Figure 2: Proposed new architecture
Figure 3: possible client-suite interaction, in the new architecture
Figure 4: possible job-suite interaction, in the new architecture
Prioritization
Many of the following activities can be done concurrently if we have a big
enough team. But we should prioritize the highest risks where possible.
-
Identify the front-end framework for the UI - not a big risk (many
frameworks would do) but it is a big unknown, and we may have to spend
considerable time learning the technologies
-
Python 3 Migration
- Port to Python 3 after everything is developed?
- can keep the old GUI in the interim
- Do the Python 3 migration first
- can develop all the new stuff in Python 3
- What new techniques can we exploit after the initial style change?
- Asyncio for the main loop?
- DECISION: Migrate to Python 3 first
- otherwise we may be stuck with outdated versions of some critical
libraries
- Bruno has had an initial crack at this and got a simple suite to run
- Test Coverage Reports
- Make long-lived cylc-8 development branch
- the new system is way too different to do incrementally and (compatibly)
on master
- then:
- delete the old GUI
- packaging
- test coverage
- Python 3 migration
- and all the new bits…
- DECISION: to be done immediately after cylc-7.8.0 release
- Prototype the reverse proxy and the communication flow This is the
foundation of the new architecture, so we should be comfortable with it
sooner rather than later.
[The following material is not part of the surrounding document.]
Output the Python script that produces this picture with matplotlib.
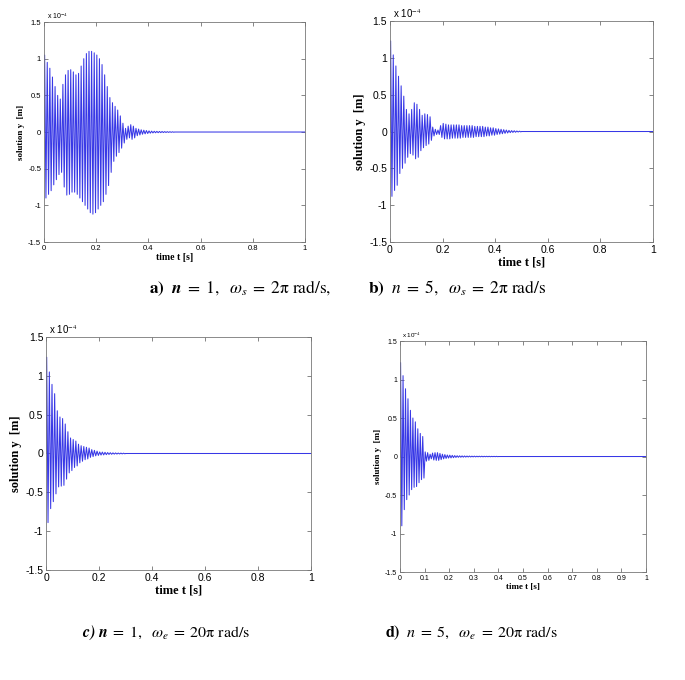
import numpy as np
import matplotlib
matplotlib.use("Agg")
import matplotlib.pyplot as plt

plt.rcParams["mathtext.fontset"] = "stix"

# peak values of the response, one upper and one lower peak per 0.01 s, in units of 1e-4 m
period = 0.01

a_upper = [1.05, 0.95, 0.87, 0.75, 0.62, 0.5, 0.45, 0.65, 0.78, 0.84, 0.85, 0.82, 0.78, 0.8, 0.9,
           1.0, 1.07, 1.1, 1.1, 1.08, 1.05, 1.0, 0.92, 0.78, 0.62, 0.47, 0.4, 0.35, 0.3, 0.22,
           0.12, 0.05, 0.08, 0.1, 0.08, 0.05, 0.04, 0.03, 0.025, 0.02, 0.015, 0.012, 0.01, 0.009,
           0.008, 0.007, 0.006, 0.005, 0.004, 0.003]
a_lower = [-0.9, -0.85, -0.8, -0.72, -0.65, -0.58, -0.55, -0.75, -0.86, -0.85, -0.82, -0.82, -0.85,
           -0.9, -0.95, -1.0, -1.05, -1.1, -1.12, -1.1, -1.05, -1.0, -0.95, -0.85, -0.73, -0.55,
           -0.4, -0.33, -0.28, -0.22, -0.15, -0.1, -0.08, -0.1, -0.08, -0.05, -0.04, -0.03, -0.025,
           -0.02, -0.015, -0.012, -0.01, -0.009, -0.008, -0.007, -0.006, -0.005, -0.004, -0.003]

b_upper = [1.23, 1.04, 0.89, 0.75, 0.62, 0.48, 0.3, 0.24, 0.3, 0.39, 0.37, 0.3, 0.22, 0.24, 0.23,
           0.2, 0.06, 0.03, 0.02, 0.08, 0.11, 0.1, 0.09, 0.09, 0.09, 0.09, 0.09, 0.08, 0.08, 0.08,
           0.08, 0.08, 0.07, 0.07, 0.07, 0.07, 0.06, 0.06, 0.05, 0.05, 0.04, 0.035, 0.03, 0.025,
           0.02, 0.015, 0.012, 0.01, 0.007, 0.005]
b_lower = [-0.88, -0.8, -0.73, -0.57, -0.5, -0.43, -0.35, -0.3, -0.32, -0.37, -0.35, -0.26, -0.22,
           -0.19, -0.17, -0.12, -0.06, -0.04, -0.04, -0.08, -0.1, -0.1, -0.1, -0.09, -0.09, -0.09,
           -0.09, -0.08, -0.08, -0.08, -0.08, -0.08, -0.07, -0.07, -0.07, -0.07, -0.06, -0.06,
           -0.05, -0.05, -0.04, -0.035, -0.03, -0.025, -0.02, -0.015, -0.012, -0.01, -0.007, -0.005]

c_upper = [1.24, 1.05, 0.89, 0.77, 0.55, 0.47, 0.45, 0.38, 0.28, 0.2, 0.18, 0.16, 0.12, 0.1, 0.09,
           0.08, 0.07, 0.05, 0.04, 0.03, 0.02, 0.018, 0.015, 0.012, 0.01, 0.008, 0.007, 0.006,
           0.005, 0.004]
c_lower = [-0.89, -0.71, -0.62, -0.52, -0.43, -0.42, -0.41, -0.33, -0.25, -0.22, -0.18, -0.16,
           -0.12, -0.1, -0.08, -0.07, -0.05, -0.04, -0.03, -0.025, -0.02, -0.018, -0.015, -0.012,
           -0.01, -0.008, -0.007, -0.006, -0.005, -0.004]

d_upper = [1.22, 1.05, 0.88, 0.75, 0.6, 0.5, 0.45, 0.36, 0.3, 0.26, 0.06, 0.05, 0.03, 0.045, 0.05,
           0.05, 0.04, 0.03, 0.025, 0.02, 0.018, 0.015, 0.012, 0.01, 0.009, 0.008, 0.007, 0.006,
           0.006, 0.005, 0.005, 0.004, 0.004, 0.004, 0.003, 0.003, 0.003, 0.002, 0.002, 0.002]
d_lower = [-0.9, -0.69, -0.56, -0.5, -0.43, -0.4, -0.39, -0.34, -0.3, -0.28, -0.06, -0.05, -0.03,
           -0.045, -0.05, -0.05, -0.04, -0.03, -0.025, -0.02, -0.018, -0.015, -0.012, -0.01, -0.009,
           -0.008, -0.007, -0.006, -0.006, -0.005, -0.005, -0.004, -0.004, -0.004, -0.003, -0.003,
           -0.003, -0.002, -0.002, -0.002]

y_ticks = [-1.5, -1, -0.5, 0, 0.5, 1, 1.5]
x_ticks_coarse = [0, 0.2, 0.4, 0.6, 0.8, 1]
x_ticks_fine = [0, 0.1, 0.2, 0.3, 0.4, 0.5, 0.6, 0.7, 0.8, 0.9, 1]

captions = [
    r"$\mathbf{a)}\ \ \mathbfit{n}\;=\;1,\ \ \omega_s\;=\;2\mathrm{\pi}\ \mathrm{rad/s},$",
    r"$\mathbf{b)}\ \ n\;=\;5,\ \ \omega_s\;=\;2\mathrm{\pi}\ \mathrm{rad/s}$",
    r"$\mathbfit{c)}\ \mathbfit{n}\;=\;1,\ \ \omega_e\;=\;20\mathrm{\pi}\ \mathrm{rad/s}$",
    r"$\mathbf{d)}\ \ n\;=\;5,\ \ \omega_e\;=\;20\mathrm{\pi}\ \mathrm{rad/s}$",
]


def zigzag(upper, lower):
    # line through alternating upper/lower peaks, then flat to t = 1
    t, y = [0.0], [0.0]
    for k in range(len(upper)):
        t += [k * period + 0.0025, k * period + 0.0075]
        y += [upper[k], lower[k]]
    t += [len(upper) * period, 1.0]
    y += [0.0, 0.0]
    return np.array(t), np.array(y)


fig = plt.figure(figsize=(6.85, 6.8), dpi=100)

panels = [
    # rect, upper, lower, xticks, tick size, ylabel size, xlabel size
    ([0.0642, 0.6441, 0.3810, 0.3235], a_upper, a_lower, x_ticks_coarse, 5.5, 6.5, 7),
    ([0.5693, 0.6441, 0.3839, 0.3250], b_upper, b_lower, x_ticks_coarse, 7.5, 9, 9),
    ([0.0672, 0.1618, 0.3869, 0.3426], c_upper, c_lower, x_ticks_coarse, 7.5, 9, 9),
    ([0.5839, 0.1588, 0.3591, 0.3397], d_upper, d_lower, x_ticks_fine, 5, 6.5, 6.5),
]

for rect, up, lo, xt, fs_tick, fs_ylab, fs_xlab in panels:
    ax = fig.add_axes(rect)
    t, y = zigzag(up, lo)
    ax.plot(t, y, color="#3838e6", linewidth=0.75)
    ax.set_xlim(0, 1)
    ax.set_ylim(-1.5, 1.5)
    ax.set_xticks(xt)
    ax.set_xticklabels([f"{v:g}" for v in xt], family="Liberation Sans", fontsize=fs_tick)
    ax.set_yticks(y_ticks)
    ax.set_yticklabels([f"{v:g}" for v in y_ticks], family="Liberation Sans", fontsize=fs_tick)
    ax.tick_params(direction="in", top=True, right=True, length=3, width=0.5,
                   color="#555555", pad=2)
    for s in ax.spines.values():
        s.set_color("#777777")
        s.set_linewidth(0.6)
    ax.set_ylabel("solution y  [m]", family="Liberation Serif", fontweight="bold",
                  fontsize=fs_ylab, labelpad=2)
    ax.set_xlabel("time t [s]", family="Liberation Serif", fontweight="bold",
                  fontsize=fs_xlab, labelpad=1)
    ax.text(0.01, 1.005, r"x 10$^{-4}$", transform=ax.transAxes, family="Liberation Sans",
            fontsize=fs_tick - 0.5, va="bottom", ha="left")

fig.text(0.350, 1 - 288 / 680, captions[0], fontsize=12.5, ha="center", va="center")
fig.text(0.668, 1 - 288 / 680, captions[1], fontsize=12.5, ha="center", va="center")
fig.text(0.243, 1 - 633 / 680, captions[2], fontsize=11.5, ha="center", va="center")
fig.text(0.688, 1 - 633 / 680, captions[3], fontsize=11.5, ha="center", va="center")

fig.savefig("out.png", dpi=100)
We need to understand where the components sit and
what technology to use. Risks and unknowns:
- How to do initial authentication, and then management of authenticated sessions?
- (How) Does it work with our enterprise identity management systems?
- How to spin up new services/suites as user?
- How to route requests and session tokens to existing services/suites?
- How to exploit WebSocket for our use?
- How can existing services/suites trust the reverse proxy?
- Who/what serves open static content?
- Do we write the new code in Python 3, given its independence from other
components? (Some important modules may no longer be maintained in Python 2.)
- Finalize API and authorization management for suite and other services.
There are many things to do here, but they should be relatively
straightforward.
- Determine who should serve what and how. E.g.:
- Uni-directional or bi-directional via WebSocket.
- GraphQL to replace the REST end points currently used to serve the UI views.
- GraphQL to replace the rest of the REST end points?
- Migrate “cylc review” (formerly Rose Bush) to new service points.
- Develop other essential service points and logics.
- Authorization and session management.
- Job to suite session management.
- Continue to develop the UI as we evolve the API to suit its needs.